My group is flexible with Inspiration. We use it to re-roll a failed roll, or as Stan said, use something that haven't recharged (I saved our tails last session by using it to recharge a spell slot to cover the party's escape from a... problematic encounter).

My additional ideas are:
Additional uses by tier (make it half the proficiency bonus?) so you can stock up to 3.
Re-roll a failed roll (attack/ability/skill/save, like the luck feat)

I think both of those options are fine, but don't want to step on Lucky too much, and don't want to devalue the feat. My last paragraph above this quoted portion is a list of possible options that specifically involves the Lucky feat (which is 3/day and incorporates the failed roll idea); of the ideas (similar powered feat but different resource; uses the luck points from Lucky, but is a separate feat which requires Lucky; and is just merged with Lucky outright, providing the normal feat options plus some of the original list), which do you think is most preferable?

Xuldarinar
2017-03-07, 12:50 PM
Though new to the concept of inspiration (I just read it and its mechanics 10 minutes ago), I did promise I'd give my feedback so here it is:

Conceptually, I love the idea.

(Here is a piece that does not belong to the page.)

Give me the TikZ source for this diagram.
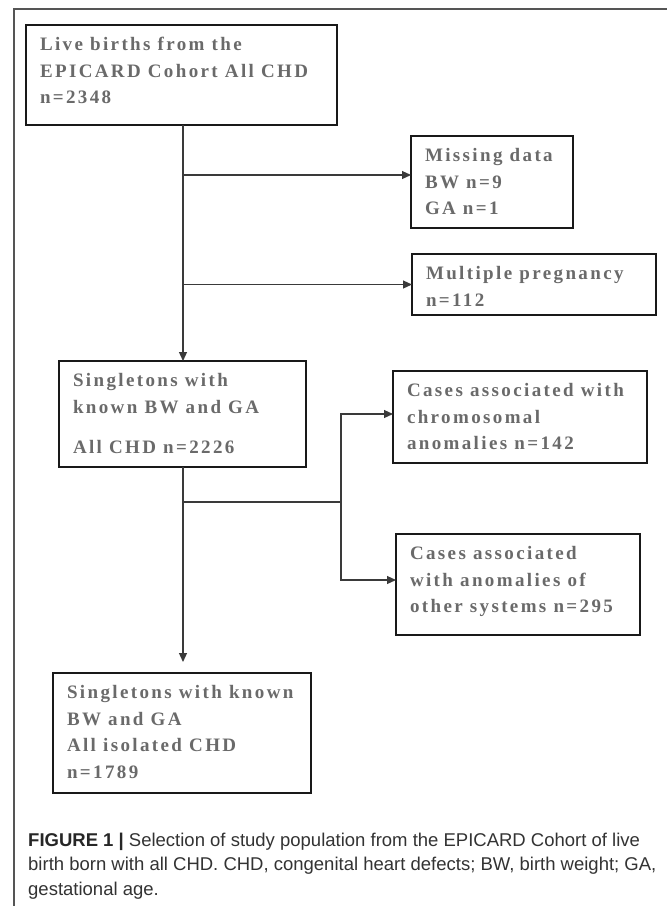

Inspiration, while it can be flavored a number of ways and is potentially very useful in its current state, is a little boring as it stands. This provides additional versatility, though one must come up with things all roughly worth about the same. That being said, it can be difficult to balance fun with mechanics. Too simple and while its easy to balance, it makes an ability dull. Too complex and it gets difficult. Middle road mechanically, you can have a very fun ability but you have more points you need balanced. With that and given my lack of familiarity with inspiration and how well it plays at the table, all I can say ultimately is I think it would require playtesting and perhaps some fine turning to help determine balancing.